If you are not an alist blogger, asking your audience a question will always have the reverse effect. In fact, there is no surer way to an empty comment thread than directly asking a question to the readers. So just stop. I promise it doesn't work, and it doesn't make readers think that you care about their opinions. If anything, it just makes you look lazy.
6. 10 Attributes of the Perfect Programmer
I see this article over and over again. Some old fart has a bad experience with a programmer who doesn't have a family, or doesn't sport a buzz cut, or keeps a messy desktop. So he decides to blog about it, and declare all sorts of nonsense like the best programmers have good hygiene, a rich family life, and regularly volunteer at the soup kitchen.

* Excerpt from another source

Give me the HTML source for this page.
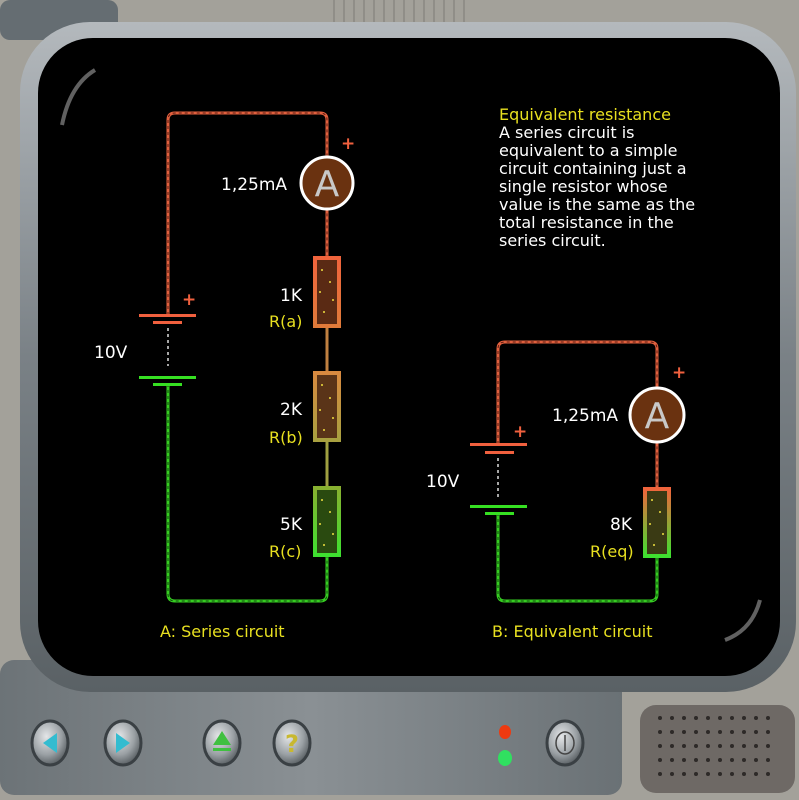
<!DOCTYPE html>
<html><head><meta charset="utf-8"><style>
html,body{margin:0;padding:0;background:#a3a19a}
svg{display:block}
text{font-family:"DejaVu Sans","Liberation Sans",sans-serif}
</style></head><body>
<svg width="799" height="800" viewBox="0 0 799 800" xmlns="http://www.w3.org/2000/svg">
<defs>
<linearGradient id="bz" x1="0" y1="0" x2="0" y2="1"><stop offset="0" stop-color="#b4b9bd"/><stop offset="0.5" stop-color="#7a8186"/><stop offset="1" stop-color="#5a6165"/></linearGradient>
<linearGradient id="pn" x1="0" y1="0" x2="1" y2="0"><stop offset="0" stop-color="#6c7377"/><stop offset="0.5" stop-color="#8a9094"/><stop offset="1" stop-color="#6a7175"/></linearGradient>
<linearGradient id="r1" x1="0" y1="0" x2="0" y2="1"><stop offset="0" stop-color="#f0643c"/><stop offset="1" stop-color="#e07a3a"/></linearGradient>
<linearGradient id="r2" x1="0" y1="0" x2="0" y2="1"><stop offset="0" stop-color="#d88a40"/><stop offset="1" stop-color="#a8a040"/></linearGradient>
<linearGradient id="r3" x1="0" y1="0" x2="0" y2="1"><stop offset="0" stop-color="#88b030"/><stop offset="1" stop-color="#3ee030"/></linearGradient>
<linearGradient id="r4" x1="0" y1="0" x2="0" y2="1"><stop offset="0" stop-color="#f0643c"/><stop offset="1" stop-color="#3ee030"/></linearGradient>
<radialGradient id="btn" cx="0.4" cy="0.35" r="0.7"><stop offset="0" stop-color="#e4e6e8"/><stop offset="0.6" stop-color="#9aa0a4"/><stop offset="1" stop-color="#50565a"/></radialGradient>
</defs>
<rect x="0" y="0" width="799" height="800" fill="#a3a19a"/>
<rect x="0" y="0" width="118" height="40" rx="10" fill="#656d72"/>
<g stroke="#8a8882" stroke-width="1.5">
<line x1="334" y1="0" x2="334" y2="22"/><line x1="344" y1="0" x2="344" y2="22"/><line x1="354" y1="0" x2="354" y2="22"/><line x1="364" y1="0" x2="364" y2="22"/><line x1="374" y1="0" x2="374" y2="22"/><line x1="384" y1="0" x2="384" y2="22"/><line x1="394" y1="0" x2="394" y2="22"/><line x1="404" y1="0" x2="404" y2="22"/><line x1="414" y1="0" x2="414" y2="22"/><line x1="424" y1="0" x2="424" y2="22"/><line x1="434" y1="0" x2="434" y2="22"/><line x1="444" y1="0" x2="444" y2="22"/><line x1="454" y1="0" x2="454" y2="22"/><line x1="464" y1="0" x2="464" y2="22"/>
</g>
<rect x="0" y="660" width="622" height="135" rx="14" fill="url(#pn)"/>
<rect x="640" y="705" width="155" height="88" rx="16" fill="#6e6965"/>
<g fill="#2d2a28">
<circle cx="660" cy="718" r="2"/><circle cx="672" cy="718" r="2"/><circle cx="684" cy="718" r="2"/><circle cx="696" cy="718" r="2"/><circle cx="708" cy="718" r="2"/><circle cx="720" cy="718" r="2"/><circle cx="732" cy="718" r="2"/><circle cx="744" cy="718" r="2"/><circle cx="756" cy="718" r="2"/><circle cx="768" cy="718" r="2"/>
<circle cx="660" cy="732" r="2"/><circle cx="672" cy="732" r="2"/><circle cx="684" cy="732" r="2"/><circle cx="696" cy="732" r="2"/><circle cx="708" cy="732" r="2"/><circle cx="720" cy="732" r="2"/><circle cx="732" cy="732" r="2"/><circle cx="744" cy="732" r="2"/><circle cx="756" cy="732" r="2"/><circle cx="768" cy="732" r="2"/>
<circle cx="660" cy="746" r="2"/><circle cx="672" cy="746" r="2"/><circle cx="684" cy="746" r="2"/><circle cx="696" cy="746" r="2"/><circle cx="708" cy="746" r="2"/><circle cx="720" cy="746" r="2"/><circle cx="732" cy="746" r="2"/><circle cx="744" cy="746" r="2"/><circle cx="756" cy="746" r="2"/><circle cx="768" cy="746" r="2"/>
<circle cx="660" cy="760" r="2"/><circle cx="672" cy="760" r="2"/><circle cx="684" cy="760" r="2"/><circle cx="696" cy="760" r="2"/><circle cx="708" cy="760" r="2"/><circle cx="720" cy="760" r="2"/><circle cx="732" cy="760" r="2"/><circle cx="744" cy="760" r="2"/><circle cx="756" cy="760" r="2"/><circle cx="768" cy="760" r="2"/>
<circle cx="660" cy="774" r="2"/><circle cx="672" cy="774" r="2"/><circle cx="684" cy="774" r="2"/><circle cx="696" cy="774" r="2"/><circle cx="708" cy="774" r="2"/><circle cx="720" cy="774" r="2"/><circle cx="732" cy="774" r="2"/><circle cx="744" cy="774" r="2"/><circle cx="756" cy="774" r="2"/><circle cx="768" cy="774" r="2"/>
</g>
<rect x="20" y="22" width="776" height="670" rx="70" fill="url(#bz)"/>
<rect x="38" y="38" width="742" height="638" rx="55" fill="#000"/>
<path d="M95 70 Q70 85 62 125" stroke="#8a8a8a" stroke-width="4" fill="none" opacity="0.7"/>
<path d="M760 600 Q752 630 725 640" stroke="#8a8a8a" stroke-width="4" fill="none" opacity="0.7"/>
<g>
<ellipse cx="50" cy="743" rx="18" ry="22" fill="url(#btn)" stroke="#3a4044" stroke-width="3"/>
<polygon points="57,733 57,753 43,743" fill="#33bcd0"/>
<ellipse cx="123" cy="743" rx="18" ry="22" fill="url(#btn)" stroke="#3a4044" stroke-width="3"/>
<polygon points="116,733 116,753 130,743" fill="#33bcd0"/>
<ellipse cx="222" cy="743" rx="18" ry="22" fill="url(#btn)" stroke="#3a4044" stroke-width="3"/>
<polygon points="213,745 231,745 222,731" fill="#40c040"/><rect x="213" y="748" width="18" height="3" fill="#40c040"/>
<ellipse cx="292" cy="743" rx="18" ry="22" fill="url(#btn)" stroke="#3a4044" stroke-width="3"/>
<text x="292" y="752" font-size="24" font-weight="bold" fill="#c8b830" text-anchor="middle">?</text>
<ellipse cx="565" cy="743" rx="18" ry="22" fill="url(#btn)" stroke="#3a4044" stroke-width="3"/>
<ellipse cx="565" cy="743" rx="9" ry="11" fill="none" stroke="#444" stroke-width="1.5"/><line x1="565" y1="735" x2="565" y2="751" stroke="#444" stroke-width="1.5"/>
<ellipse cx="505" cy="732" rx="6" ry="7" fill="#ee3a10"/>
<ellipse cx="505" cy="758" rx="7" ry="8" fill="#30e060"/>
</g>
<g fill="none" stroke-width="3">
<path d="M168 315 V120 Q168 113 175 113 H320 Q327 113 327 120 V256" stroke="#e0603e"/>
<path d="M168 315 V120 Q168 113 175 113 H320 Q327 113 327 120 V256" stroke="#5a1a10" stroke-width="1" stroke-dasharray="3 3"/>
<path d="M168 384 V594 Q168 601 175 601 H320 Q327 601 327 594 V556" stroke="#36cc22"/>
<path d="M168 384 V594 Q168 601 175 601 H320 Q327 601 327 594 V556" stroke="#0e4a0a" stroke-width="1" stroke-dasharray="3 3"/>
<line x1="327" y1="327" x2="327" y2="371" stroke="#c08040"/>
<line x1="327" y1="441" x2="327" y2="486" stroke="#a0a040"/>
<path d="M498 444 V349 Q498 342 505 342 H650 Q657 342 657 349 V487" stroke="#e0603e"/>
<path d="M498 444 V349 Q498 342 505 342 H650 Q657 342 657 349 V487" stroke="#5a1a10" stroke-width="1" stroke-dasharray="3 3"/>
<path d="M498 513 V594 Q498 601 505 601 H650 Q657 601 657 594 V556" stroke="#36cc22"/>
<path d="M498 513 V594 Q498 601 505 601 H650 Q657 601 657 594 V556" stroke="#0e4a0a" stroke-width="1" stroke-dasharray="3 3"/>
</g>
<g>
<rect x="139" y="314" width="57" height="3" fill="#f0603e"/><rect x="153" y="321" width="29" height="3" fill="#f0603e"/>
<line x1="168" y1="328" x2="168" y2="366" stroke="#ddd" stroke-width="1.5" stroke-dasharray="3 3"/>
<rect x="139" y="376" width="57" height="3" fill="#36e022"/><rect x="153" y="383" width="29" height="3" fill="#36e022"/>
<rect x="470" y="443" width="57" height="3" fill="#f0603e"/><rect x="485" y="451" width="29" height="3" fill="#f0603e"/>
<line x1="498" y1="458" x2="498" y2="498" stroke="#ddd" stroke-width="1.5" stroke-dasharray="3 3"/>
<rect x="470" y="505" width="57" height="3" fill="#36e022"/><rect x="485" y="512" width="29" height="3" fill="#36e022"/>
</g>
<circle cx="327" cy="183" r="26" fill="#6a3210" stroke="#fff" stroke-width="3"/>
<text x="327" y="196" font-size="36" fill="#c8c8c8" text-anchor="middle" font-family="Liberation Sans">A</text>
<circle cx="657" cy="415" r="27" fill="#6a3210" stroke="#fff" stroke-width="3"/>
<text x="657" y="428" font-size="36" fill="#c8c8c8" text-anchor="middle" font-family="Liberation Sans">A</text>
<g stroke-width="4">
<rect x="315" y="258" width="24" height="68" fill="#5a2a14" stroke="url(#r1)"/>
<rect x="315" y="373" width="24" height="67" fill="#5a3418" stroke="url(#r2)"/>
<rect x="315" y="488" width="24" height="67" fill="#2a4a10" stroke="url(#r3)"/>
<rect x="645" y="489" width="24" height="67" fill="#3a3a14" stroke="url(#r4)"/>
</g>
<g fill="#f0e040">
<circle cx="322" cy="270" r="1"/><circle cx="330" cy="282" r="1"/><circle cx="320" cy="292" r="1"/><circle cx="333" cy="300" r="1"/><circle cx="324" cy="312" r="1"/>
<circle cx="322" cy="385" r="1"/><circle cx="330" cy="398" r="1"/><circle cx="320" cy="410" r="1"/><circle cx="333" cy="418" r="1"/><circle cx="324" cy="430" r="1"/>
<circle cx="322" cy="500" r="1"/><circle cx="330" cy="512" r="1"/><circle cx="320" cy="524" r="1"/><circle cx="333" cy="534" r="1"/><circle cx="324" cy="545" r="1"/>
<circle cx="652" cy="500" r="1"/><circle cx="660" cy="512" r="1"/><circle cx="650" cy="524" r="1"/><circle cx="663" cy="534" r="1"/><circle cx="654" cy="545" r="1"/>
</g>
<g font-size="17" fill="#fff">
<text x="221" y="190">1,25mA</text>
<text x="552" y="421">1,25mA</text>
<text x="280" y="301">1K</text><text x="280" y="415">2K</text><text x="280" y="530">5K</text><text x="610" y="530">8K</text>
<text x="94" y="358">10V</text><text x="426" y="487">10V</text>
</g>
<g font-size="16" fill="#e8e020">
<text x="269" y="327">R(a)</text><text x="269" y="443">R(b)</text><text x="269" y="557">R(c)</text><text x="590" y="557">R(eq)</text>
<text x="160" y="637">A: Series circuit</text><text x="492" y="637">B: Equivalent circuit</text>
<text x="499" y="120">Equivalent resistance</text>
</g>
<g font-size="17" fill="#f0603e" font-weight="bold">
<text x="341" y="149">+</text><text x="182" y="305">+</text><text x="513" y="437">+</text><text x="672" y="378">+</text>
</g>
<g font-size="16" fill="#fff">
<text x="499" y="138">A series circuit is</text>
<text x="499" y="156">equivalent to a simple</text>
<text x="499" y="174">circuit containing just a</text>
<text x="499" y="192">single resistor whose</text>
<text x="499" y="210">value is the same as the</text>
<text x="499" y="228">total resistance in the</text>
<text x="499" y="246">series circuit.</text>
</g>
</svg>
</body></html>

Here's an attribute I'd like to add on the list of things that makes a good programmer:
1. They write concise, extensible code that is as clear as window pane.
7. $_GLOBALS is bad
These articles are not just about globals. They could be about singletons, css hacks, echo vs print... but they always share a common thread. The author seems to be attempting to sound serious, and expert like. All the while, they inevitably leave out the fact that lots of "bad practices" are the ideal approach for real programmers with real deadlines. The value gained, for example, for having pure css corners is less than the time and effort it takes vs. just using javascript to do them quick, dirty, and working on every browser. Shut up with generalizations, and give me an in depth look into the considerations I should make.
Final thoughts:
Leave theology to the vatican. Leave regurgitation of other peoples thoughts to post graduate studies. Save the vocabulary and theory for your CS final.
Your role -- if you can tolerate such an emphatic word -- is to show readers how and why something does or doesn't work. Show them how you saved time. Show them how you mucked up a huge project, and how you would have done it differently. Otherwise, I'll only read you when I need the contrast to make programming fun and interesting.